WRITTEN INSTRUCTION: Copy out every line that contains the word "React".

━━━━━━━━━━━━━━━━━━━━━━━━━━━━━━

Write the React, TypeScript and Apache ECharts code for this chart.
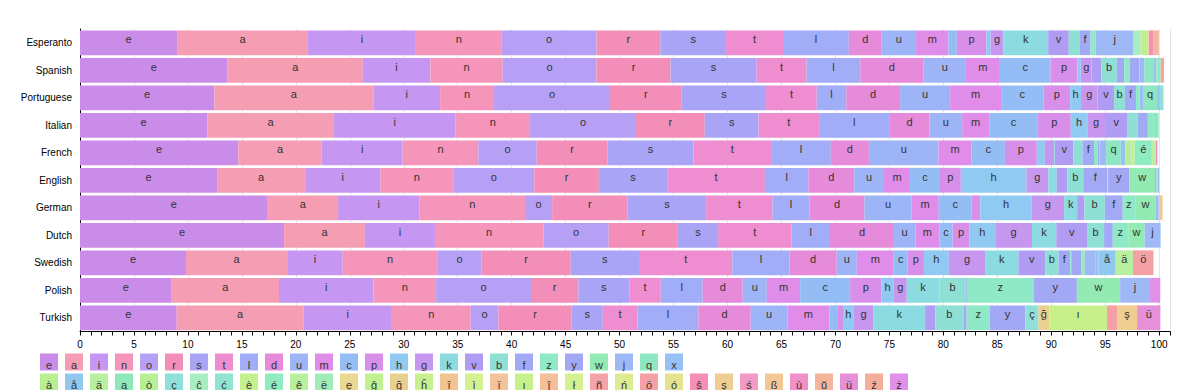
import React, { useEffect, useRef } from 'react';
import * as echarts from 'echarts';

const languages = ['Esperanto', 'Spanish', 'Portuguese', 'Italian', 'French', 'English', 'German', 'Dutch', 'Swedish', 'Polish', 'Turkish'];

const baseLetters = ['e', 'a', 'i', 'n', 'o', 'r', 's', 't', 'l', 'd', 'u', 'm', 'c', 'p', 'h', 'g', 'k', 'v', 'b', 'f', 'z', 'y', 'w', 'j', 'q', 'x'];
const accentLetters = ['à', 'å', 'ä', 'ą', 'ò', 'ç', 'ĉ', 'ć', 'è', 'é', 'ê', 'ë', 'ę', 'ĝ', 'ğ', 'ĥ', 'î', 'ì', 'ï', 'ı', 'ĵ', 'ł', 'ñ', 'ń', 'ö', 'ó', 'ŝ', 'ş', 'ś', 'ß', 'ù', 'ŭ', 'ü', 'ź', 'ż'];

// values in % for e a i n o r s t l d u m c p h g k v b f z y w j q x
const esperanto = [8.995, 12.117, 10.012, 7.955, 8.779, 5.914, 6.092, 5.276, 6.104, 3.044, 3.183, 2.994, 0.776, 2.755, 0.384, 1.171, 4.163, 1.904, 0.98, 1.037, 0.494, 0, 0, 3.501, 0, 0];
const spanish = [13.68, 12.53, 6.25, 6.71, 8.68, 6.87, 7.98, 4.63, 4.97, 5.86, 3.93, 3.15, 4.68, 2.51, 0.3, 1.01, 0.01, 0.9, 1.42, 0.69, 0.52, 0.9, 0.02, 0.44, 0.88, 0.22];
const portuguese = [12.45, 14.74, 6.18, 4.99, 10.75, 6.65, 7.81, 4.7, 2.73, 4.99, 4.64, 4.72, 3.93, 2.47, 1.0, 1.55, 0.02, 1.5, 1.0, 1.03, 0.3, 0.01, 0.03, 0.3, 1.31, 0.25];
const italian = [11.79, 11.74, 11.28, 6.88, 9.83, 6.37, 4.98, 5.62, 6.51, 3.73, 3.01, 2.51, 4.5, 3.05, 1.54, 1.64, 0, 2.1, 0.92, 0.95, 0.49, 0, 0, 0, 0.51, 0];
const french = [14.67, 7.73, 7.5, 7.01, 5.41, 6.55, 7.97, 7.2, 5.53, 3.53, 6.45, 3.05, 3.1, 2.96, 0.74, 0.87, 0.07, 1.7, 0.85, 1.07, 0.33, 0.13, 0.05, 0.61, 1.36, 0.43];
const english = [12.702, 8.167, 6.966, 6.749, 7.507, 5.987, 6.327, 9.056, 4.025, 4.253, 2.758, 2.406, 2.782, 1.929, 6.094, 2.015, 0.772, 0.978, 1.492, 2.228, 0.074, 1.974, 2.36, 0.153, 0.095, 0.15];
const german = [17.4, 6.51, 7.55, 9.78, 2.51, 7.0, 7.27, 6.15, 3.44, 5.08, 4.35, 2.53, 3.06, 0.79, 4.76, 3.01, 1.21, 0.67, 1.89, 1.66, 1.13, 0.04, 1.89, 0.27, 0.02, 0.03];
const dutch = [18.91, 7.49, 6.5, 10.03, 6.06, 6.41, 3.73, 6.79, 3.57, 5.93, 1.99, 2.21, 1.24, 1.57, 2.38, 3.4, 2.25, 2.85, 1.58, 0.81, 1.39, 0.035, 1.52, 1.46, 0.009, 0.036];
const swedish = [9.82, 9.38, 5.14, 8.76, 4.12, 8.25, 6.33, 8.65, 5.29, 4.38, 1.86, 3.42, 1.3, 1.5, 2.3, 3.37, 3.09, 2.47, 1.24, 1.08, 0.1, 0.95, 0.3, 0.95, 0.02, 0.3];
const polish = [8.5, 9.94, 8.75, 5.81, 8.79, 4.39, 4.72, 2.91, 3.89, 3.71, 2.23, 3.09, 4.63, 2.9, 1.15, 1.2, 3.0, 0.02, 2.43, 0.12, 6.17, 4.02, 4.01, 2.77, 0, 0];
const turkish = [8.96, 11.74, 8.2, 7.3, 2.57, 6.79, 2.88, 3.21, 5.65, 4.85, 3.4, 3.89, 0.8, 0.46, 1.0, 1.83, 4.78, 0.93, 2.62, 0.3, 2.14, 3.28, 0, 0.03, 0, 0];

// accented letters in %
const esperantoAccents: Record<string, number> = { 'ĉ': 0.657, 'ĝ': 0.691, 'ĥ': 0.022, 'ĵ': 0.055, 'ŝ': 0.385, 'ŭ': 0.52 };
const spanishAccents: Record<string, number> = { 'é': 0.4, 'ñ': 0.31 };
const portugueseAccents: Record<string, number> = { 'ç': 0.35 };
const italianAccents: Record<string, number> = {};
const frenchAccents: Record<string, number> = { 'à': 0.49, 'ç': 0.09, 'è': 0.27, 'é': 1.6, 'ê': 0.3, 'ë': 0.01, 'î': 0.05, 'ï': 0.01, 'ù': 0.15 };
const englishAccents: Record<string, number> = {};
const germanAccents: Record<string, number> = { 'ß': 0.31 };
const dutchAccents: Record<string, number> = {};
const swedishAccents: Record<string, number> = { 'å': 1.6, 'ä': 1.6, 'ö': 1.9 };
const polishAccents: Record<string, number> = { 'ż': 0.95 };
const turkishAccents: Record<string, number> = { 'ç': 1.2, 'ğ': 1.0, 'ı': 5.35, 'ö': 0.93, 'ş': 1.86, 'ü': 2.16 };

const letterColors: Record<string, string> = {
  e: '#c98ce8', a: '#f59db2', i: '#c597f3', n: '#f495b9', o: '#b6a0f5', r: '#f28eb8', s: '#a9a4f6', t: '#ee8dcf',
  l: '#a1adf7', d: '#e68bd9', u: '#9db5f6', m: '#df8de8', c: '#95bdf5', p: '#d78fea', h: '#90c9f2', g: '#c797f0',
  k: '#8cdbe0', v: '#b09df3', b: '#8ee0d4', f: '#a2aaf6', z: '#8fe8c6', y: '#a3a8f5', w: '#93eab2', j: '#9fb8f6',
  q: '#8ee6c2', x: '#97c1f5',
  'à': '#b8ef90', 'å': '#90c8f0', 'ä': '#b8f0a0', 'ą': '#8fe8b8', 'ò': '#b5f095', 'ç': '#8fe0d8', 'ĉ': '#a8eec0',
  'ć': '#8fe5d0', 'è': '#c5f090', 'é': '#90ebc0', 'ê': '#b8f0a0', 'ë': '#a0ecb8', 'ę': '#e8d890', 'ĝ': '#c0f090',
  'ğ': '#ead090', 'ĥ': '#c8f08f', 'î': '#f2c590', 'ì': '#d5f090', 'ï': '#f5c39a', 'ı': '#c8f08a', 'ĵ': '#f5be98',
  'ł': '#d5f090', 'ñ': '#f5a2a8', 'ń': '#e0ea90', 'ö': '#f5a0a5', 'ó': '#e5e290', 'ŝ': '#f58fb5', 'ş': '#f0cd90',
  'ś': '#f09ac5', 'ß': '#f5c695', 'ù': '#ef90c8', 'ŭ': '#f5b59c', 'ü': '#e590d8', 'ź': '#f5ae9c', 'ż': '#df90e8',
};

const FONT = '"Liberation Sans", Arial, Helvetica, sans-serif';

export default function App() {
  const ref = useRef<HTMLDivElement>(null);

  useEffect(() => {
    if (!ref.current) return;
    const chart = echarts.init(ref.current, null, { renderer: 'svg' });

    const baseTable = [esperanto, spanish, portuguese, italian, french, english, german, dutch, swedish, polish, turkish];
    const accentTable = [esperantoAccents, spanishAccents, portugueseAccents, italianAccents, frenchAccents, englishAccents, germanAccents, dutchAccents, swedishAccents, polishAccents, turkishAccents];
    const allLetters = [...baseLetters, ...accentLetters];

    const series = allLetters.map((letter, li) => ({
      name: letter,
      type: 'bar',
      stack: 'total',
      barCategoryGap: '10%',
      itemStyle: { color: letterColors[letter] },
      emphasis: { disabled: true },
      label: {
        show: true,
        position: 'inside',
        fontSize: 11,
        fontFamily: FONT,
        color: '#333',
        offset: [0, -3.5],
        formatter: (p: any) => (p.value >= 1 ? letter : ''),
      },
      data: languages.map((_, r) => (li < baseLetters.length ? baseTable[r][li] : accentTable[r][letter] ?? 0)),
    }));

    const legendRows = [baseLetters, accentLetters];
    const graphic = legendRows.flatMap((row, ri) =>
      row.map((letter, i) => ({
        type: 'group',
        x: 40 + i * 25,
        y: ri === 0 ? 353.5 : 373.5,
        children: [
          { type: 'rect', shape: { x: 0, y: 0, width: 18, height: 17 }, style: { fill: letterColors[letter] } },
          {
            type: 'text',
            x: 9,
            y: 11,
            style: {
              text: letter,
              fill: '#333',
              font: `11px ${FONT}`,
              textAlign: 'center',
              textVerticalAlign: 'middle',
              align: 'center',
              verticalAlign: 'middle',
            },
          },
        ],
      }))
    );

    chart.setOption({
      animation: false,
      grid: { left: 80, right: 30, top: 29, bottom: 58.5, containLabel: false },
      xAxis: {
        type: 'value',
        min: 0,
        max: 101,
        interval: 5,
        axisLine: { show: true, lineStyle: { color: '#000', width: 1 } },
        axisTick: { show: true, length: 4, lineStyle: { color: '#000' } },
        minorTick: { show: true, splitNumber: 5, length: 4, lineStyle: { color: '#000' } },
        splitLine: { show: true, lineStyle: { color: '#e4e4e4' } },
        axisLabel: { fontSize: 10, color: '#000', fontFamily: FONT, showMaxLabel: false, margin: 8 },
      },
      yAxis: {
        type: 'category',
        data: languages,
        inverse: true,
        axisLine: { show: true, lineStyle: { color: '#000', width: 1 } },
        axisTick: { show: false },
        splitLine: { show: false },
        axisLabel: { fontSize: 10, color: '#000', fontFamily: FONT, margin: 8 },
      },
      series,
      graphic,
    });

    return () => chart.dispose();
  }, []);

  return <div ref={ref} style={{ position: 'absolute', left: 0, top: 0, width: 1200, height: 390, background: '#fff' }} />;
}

━━━━━━━━━━━━━━━━━━━━━━━━━━━━━━

FULL SOLUTION:
Write the React, TypeScript and Apache ECharts code for this chart.
import React, { useEffect, useRef } from 'react';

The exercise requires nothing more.